» GIVEN DATA

☆ ☆ ☆ ☆ ☆ ☆ ☆

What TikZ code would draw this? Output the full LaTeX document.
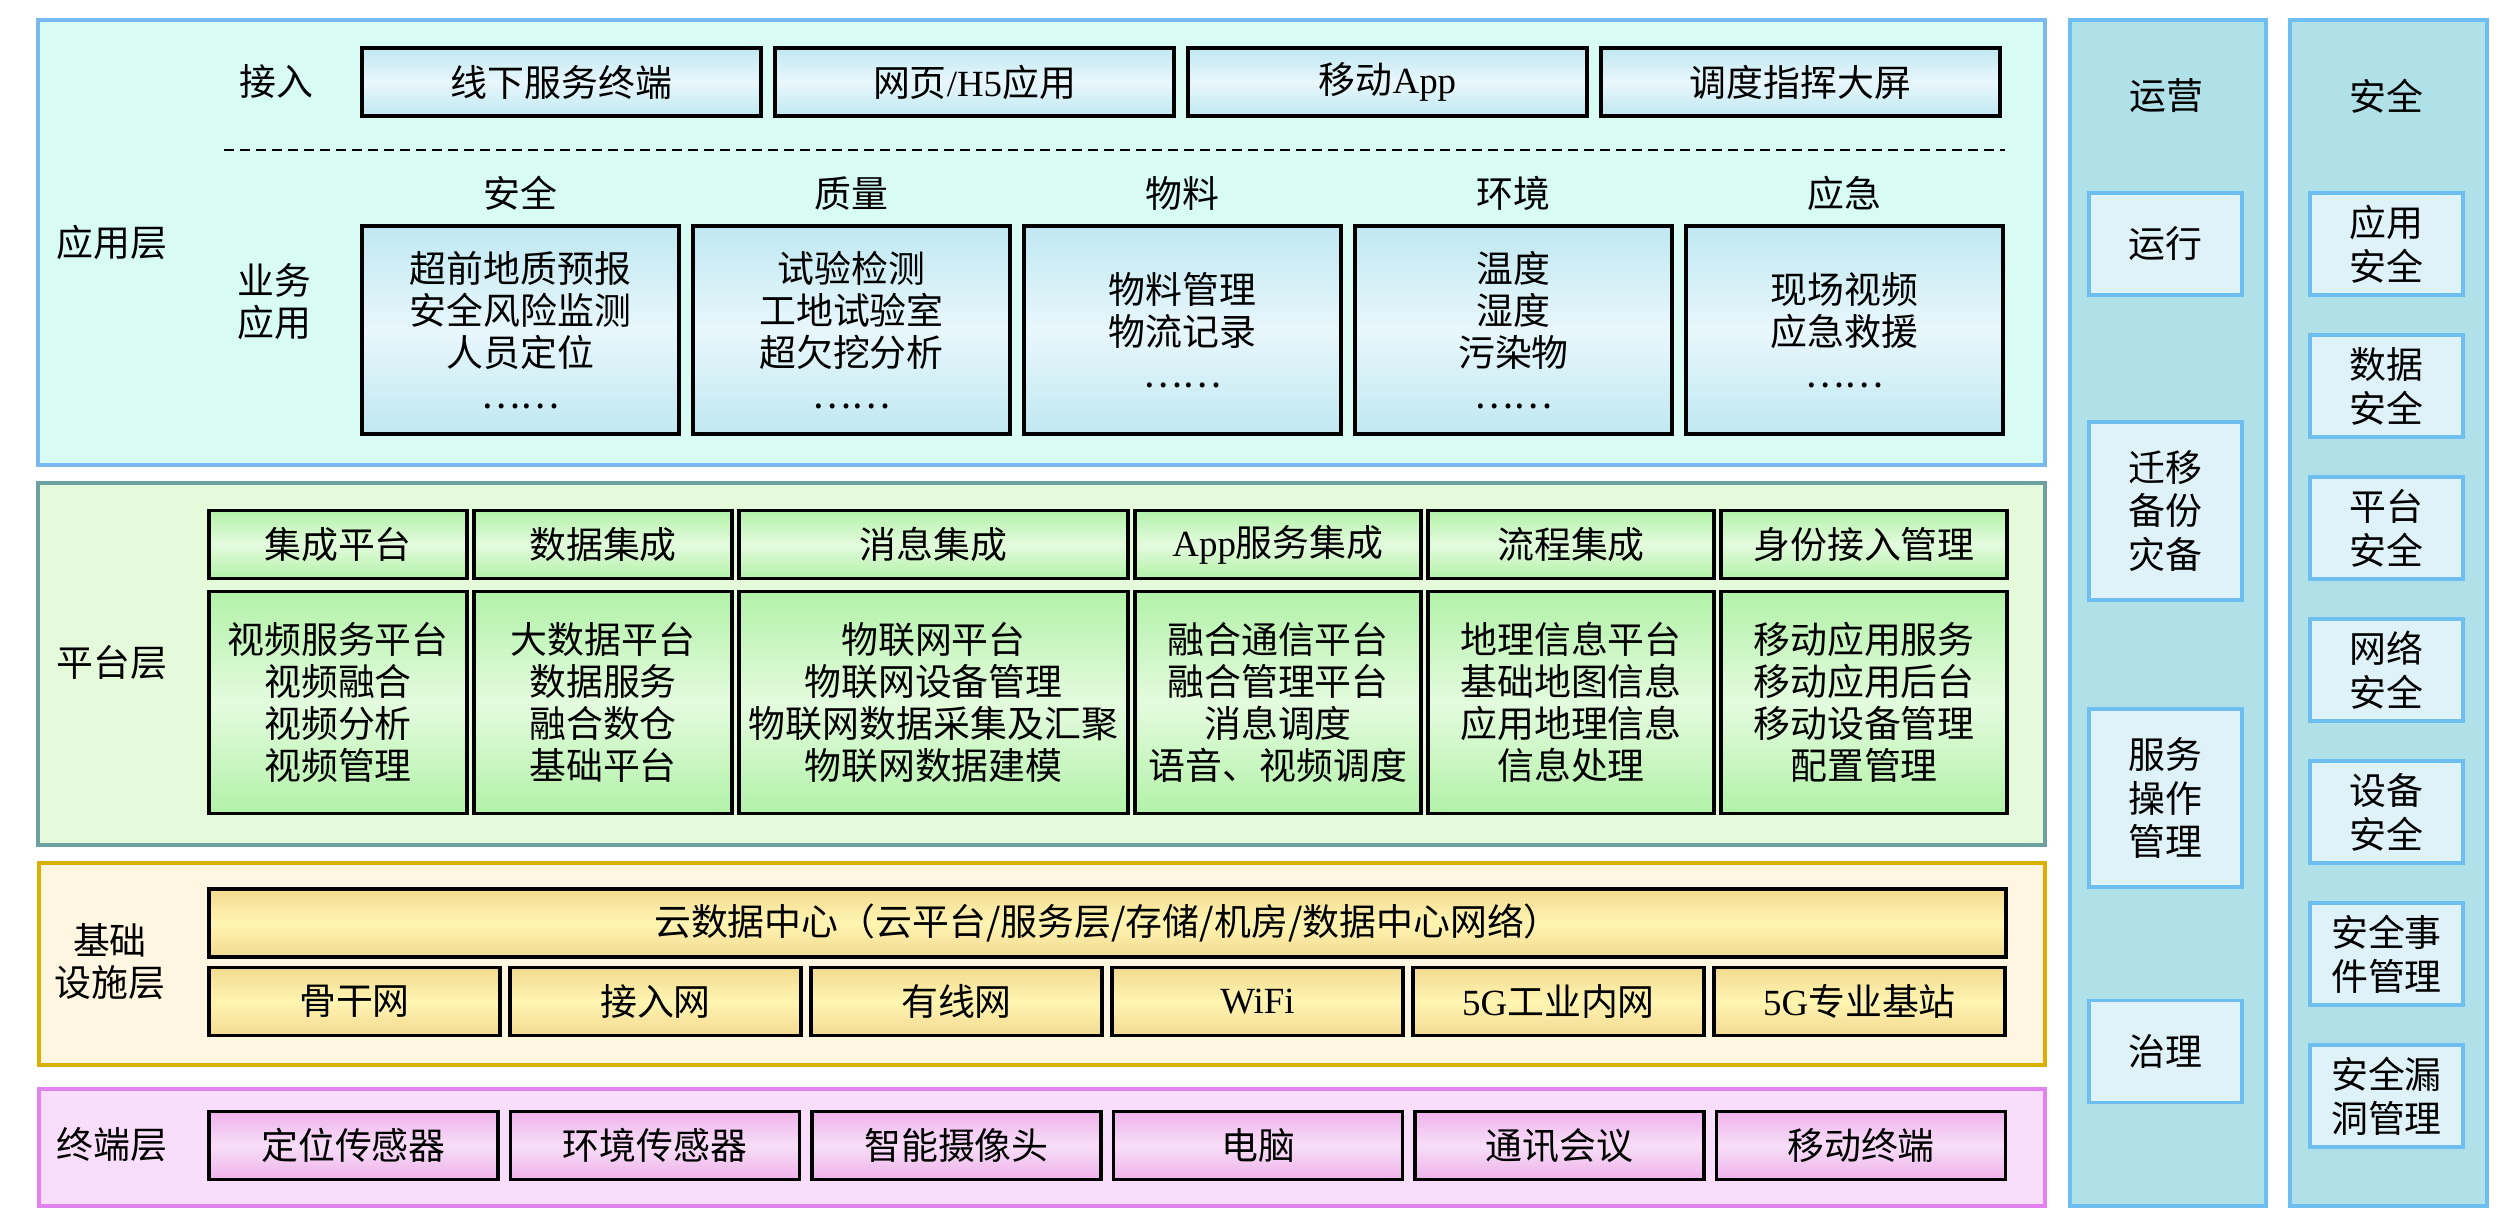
\documentclass[tikz,border=0pt]{standalone}
\usepackage{fontspec}
\setmainfont{Noto Sans CJK SC}
\newfontfamily\lat{Liberation Serif}
\usetikzlibrary{positioning}
\definecolor{appfill}{RGB}{216, 252, 244}
\definecolor{appline}{RGB}{122, 184, 240}
\definecolor{appshA}{RGB}{192, 232, 242}
\definecolor{appshB}{RGB}{232, 247, 251}
\definecolor{platfill}{RGB}{228, 250, 218}
\definecolor{platline}{RGB}{110, 160, 160}
\definecolor{platshA}{RGB}{178, 242, 168}
\definecolor{platshB}{RGB}{228, 251, 222}
\definecolor{infrafill}{RGB}{254, 246, 224}
\definecolor{infraline}{RGB}{218, 176, 0}
\definecolor{infrashA}{RGB}{242, 218, 144}
\definecolor{infrashB}{RGB}{255, 245, 178}
\definecolor{termfill}{RGB}{248, 222, 250}
\definecolor{termline}{RGB}{226, 130, 240}
\definecolor{termshA}{RGB}{238, 178, 234}
\definecolor{termshB}{RGB}{248, 222, 248}
\definecolor{colfill}{RGB}{176, 224, 232}
\definecolor{colline}{RGB}{110, 190, 240}
\definecolor{subfill}{RGB}{222, 242, 248}
\newcommand{\boxfont}{\fontsize{10.5pt}{12pt}\selectfont}

\begin{document}
\begin{tikzpicture}[x=1mm, y=-1mm,
        layer/.style={draw, line width=1.1pt, anchor=north west, inner sep=0pt},
        laytext/.style={inner sep=0pt, font=\boxfont, align=center},
        tier/.style={draw=black, line width=0.9pt, inner sep=0pt, outer sep=0pt, font=\boxfont, align=center, minimum height=6.8mm},
        appbox/.style={tier, top color=appshA, bottom color=appshA, middle color=appshB},
        platbox/.style={tier, top color=platshA, bottom color=platshA, middle color=platshB},
        infrabox/.style={tier, top color=infrashA, bottom color=infrashA, middle color=infrashB},
        termbox/.style={tier, top color=termshA, bottom color=termshA, middle color=termshB},
        sidebox/.style={draw=colline, fill=subfill, line width=1pt, inner sep=0pt, outer sep=0pt, minimum width=15.3mm, minimum height=10.2mm, font=\fontsize{10.5pt}{12.5pt}\selectfont, align=center},
        dashline/.style={dashed, dash pattern=on 1mm off 0.6mm, line width=0.8pt}
    ]
        \fill[white] (0,0) rectangle (252,121.6);
        \useasboundingbox (0,0) rectangle (252,121.6);

        % 应用层
        \node[layer, draw=appline, fill=appfill, minimum width=200.7mm, minimum height=44.5mm] (applayer) at (3.6,1.8) {};
        \node[laytext] (applbl) at (11.2,24.2) {应用层};
        \node[laytext] (acclbl) at (27.6,8.2) {接入};
        \node[appbox, minimum width=39.9mm] (acc1) at (56.15,8.2) {线下服务终端};
        \node[appbox, minimum width=39.9mm, right=1.4mm of acc1] (acc2) {网页{\lat /H5}应用};
        \node[appbox, minimum width=39.9mm, right=1.4mm of acc2] (acc3) {移动{\lat App}};
        \node[appbox, minimum width=39.9mm, right=1.4mm of acc3] (acc4) {调度指挥大屏};
        \coordinate (dashL) at (22.4,15);
        \coordinate (dashR) at (200.5,15);
        \draw[dashline] (dashL) -- (dashR);
        \node[laytext] (bizlbl) at (27.4,30.2) {业务\\应用};
        \node[appbox, minimum width=31.7mm, minimum height=20.8mm] (biz1) at (52.05,33) {超前地质预报\\安全风险监测\\人员定位\\……};
        \node[appbox, minimum width=31.7mm, minimum height=20.8mm, right=1.4mm of biz1] (biz2) {试验检测\\工地试验室\\超欠挖分析\\……};
        \node[appbox, minimum width=31.7mm, minimum height=20.8mm, right=1.4mm of biz2] (biz3) {物料管理\\物流记录\\……};
        \node[appbox, minimum width=31.7mm, minimum height=20.8mm, right=1.4mm of biz3] (biz4) {温度\\湿度\\污染物\\……};
        \node[appbox, minimum width=31.7mm, minimum height=20.8mm, right=1.4mm of biz4] (biz5) {现场视频\\应急救援\\……};
        \node[laytext, above=1.5mm of biz1] (cat1) {安全};
        \node[laytext, above=1.5mm of biz2] (cat2) {质量};
        \node[laytext, above=1.5mm of biz3] (cat3) {物料};
        \node[laytext, above=1.5mm of biz4] (cat4) {环境};
        \node[laytext, above=1.5mm of biz5] (cat5) {应急};

        % 平台层
        \node[layer, draw=platline, fill=platfill, minimum width=200.7mm, minimum height=36.2mm] (platlayer) at (3.6,48.1) {};
        \node[laytext] (platlbl) at (11.2,66.3) {平台层};
        \node[platbox, minimum width=25.8mm] (ph1) at (33.8,54.45) {集成平台};
        \node[platbox, minimum width=25.8mm, right=0.7mm of ph1] (ph2) {数据集成};
        \node[platbox, minimum width=38.9mm, right=0.7mm of ph2] (ph3) {消息集成};
        \node[platbox, minimum width=28.6mm, right=0.7mm of ph3] (ph4) {{\lat App}服务集成};
        \node[platbox, minimum width=28.6mm, right=0.7mm of ph4] (ph5) {流程集成};
        \node[platbox, minimum width=28.6mm, right=0.7mm of ph5] (ph6) {身份接入管理};
        \node[platbox, minimum width=25.8mm, minimum height=22.2mm, below=1.3mm of ph1] (pb1) {视频服务平台\\视频融合\\视频分析\\视频管理};
        \node[platbox, minimum width=25.8mm, minimum height=22.2mm, below=1.3mm of ph2] (pb2) {大数据平台\\数据服务\\融合数仓\\基础平台};
        \node[platbox, minimum width=38.9mm, minimum height=22.2mm, below=1.3mm of ph3] (pb3) {物联网平台\\物联网设备管理\\物联网数据采集及汇聚\\物联网数据建模};
        \node[platbox, minimum width=28.6mm, minimum height=22.2mm, below=1.3mm of ph4] (pb4) {融合通信平台\\融合管理平台\\消息调度\\语音、视频调度};
        \node[platbox, minimum width=28.6mm, minimum height=22.2mm, below=1.3mm of ph5] (pb5) {地理信息平台\\基础地图信息\\应用地理信息\\信息处理};
        \node[platbox, minimum width=28.6mm, minimum height=22.2mm, below=1.3mm of ph6] (pb6) {移动应用服务\\移动应用后台\\移动设备管理\\配置管理};

        % 基础设施层
        \node[layer, draw=infraline, fill=infrafill, minimum width=200.6mm, minimum height=20.2mm] (infralayer) at (3.7,86.1) {};
        \node[laytext] (infralbl) at (11.0,96.2) {基础\\设施层};
        \node[infrabox, minimum width=179.7mm] (cloud) at (110.75,92.3) {云数据中心（云平台/服务层/存储/机房/数据中心网络）};
        \node[infrabox, minimum width=29.1mm] (net1) at (35.45,100.15) {骨干网};
        \node[infrabox, minimum width=29.1mm, right=1mm of net1] (net2) {接入网};
        \node[infrabox, minimum width=29.1mm, right=1mm of net2] (net3) {有线网};
        \node[infrabox, minimum width=29.1mm, right=1mm of net3] (net4) {{\lat WiFi}};
        \node[infrabox, minimum width=29.1mm, right=1mm of net4] (net5) {{\lat 5G}工业内网};
        \node[infrabox, minimum width=29.1mm, right=1mm of net5] (net6) {{\lat 5G}专业基站};

        % 终端层
        \node[layer, draw=termline, fill=termfill, minimum width=200.6mm, minimum height=11.7mm] (termlayer) at (3.7,108.7) {};
        \node[laytext] (termlbl) at (11.2,114.5) {终端层};
        \node[termbox, minimum width=28.9mm] (dev1) at (35.35,114.55) {定位传感器};
        \node[termbox, minimum width=28.9mm, right=1.25mm of dev1] (dev2) {环境传感器};
        \node[termbox, minimum width=28.9mm, right=1.25mm of dev2] (dev3) {智能摄像头};
        \node[termbox, minimum width=28.9mm, right=1.25mm of dev3] (dev4) {电脑};
        \node[termbox, minimum width=28.9mm, right=1.25mm of dev4] (dev5) {通讯会议};
        \node[termbox, minimum width=28.9mm, right=1.25mm of dev5] (dev6) {移动终端};

        % 运营
        \node[layer, draw=colline, fill=colfill, minimum width=19.6mm, minimum height=118.6mm] (opscol) at (206.8,1.8) {};
        \node[laytext] (opslbl) at (216.6,9.6) {运营};
        \node[sidebox] (ops1) at (216.55,24.4) {运行};
        \node[sidebox, minimum height=17.8mm] (ops2) at (216.55,51.1) {迁移\\备份\\灾备};
        \node[sidebox, minimum height=17.8mm] (ops3) at (216.55,79.8) {服务\\操作\\管理};
        \node[sidebox] (ops4) at (216.55,105.15) {治理};

        % 安全
        \node[layer, draw=colline, fill=colfill, minimum width=19.7mm, minimum height=118.6mm] (seccol) at (228.8,1.8) {};
        \node[laytext] (seclbl) at (238.65,9.6) {安全};
        \node[sidebox] (sec1) at (238.65,24.4) {应用\\安全};
        \node[sidebox, below=4mm of sec1] (sec2) {数据\\安全};
        \node[sidebox, below=4mm of sec2] (sec3) {平台\\安全};
        \node[sidebox, below=4mm of sec3] (sec4) {网络\\安全};
        \node[sidebox, below=4mm of sec4] (sec5) {设备\\安全};
        \node[sidebox, below=4mm of sec5] (sec6) {安全事\\件管理};
        \node[sidebox, below=4mm of sec6] (sec7) {安全漏\\洞管理};
    \end{tikzpicture}
\end{document}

☆ ☆ ☆ ☆ ☆ ☆ ☆

» AIM OF THE TASK
Which lines above contain the word "draw"? Copy each of them.

» RESPONSE TO THE TASK
What TikZ code would draw this? Output the full LaTeX document.
        layer/.style={draw, line width=1.1pt, anchor=north west, inner sep=0pt},
        tier/.style={draw=black, line width=0.9pt, inner sep=0pt, outer sep=0pt, font=\boxfont, align=center, minimum height=6.8mm},
        sidebox/.style={draw=colline, fill=subfill, line width=1pt, inner sep=0pt, outer sep=0pt, minimum width=15.3mm, minimum height=10.2mm, font=\fontsize{10.5pt}{12.5pt}\selectfont, align=center},
        \node[layer, draw=appline, fill=appfill, minimum width=200.7mm, minimum height=44.5mm] (applayer) at (3.6,1.8) {};
        \draw[dashline] (dashL) -- (dashR);
        \node[layer, draw=platline, fill=platfill, minimum width=200.7mm, minimum height=36.2mm] (platlayer) at (3.6,48.1) {};
        \node[layer, draw=infraline, fill=infrafill, minimum width=200.6mm, minimum height=20.2mm] (infralayer) at (3.7,86.1) {};
        \node[layer, draw=termline, fill=termfill, minimum width=200.6mm, minimum height=11.7mm] (termlayer) at (3.7,108.7) {};
        \node[layer, draw=colline, fill=colfill, minimum width=19.6mm, minimum height=118.6mm] (opscol) at (206.8,1.8) {};
        \node[layer, draw=colline, fill=colfill, minimum width=19.7mm, minimum height=118.6mm] (seccol) at (228.8,1.8) {};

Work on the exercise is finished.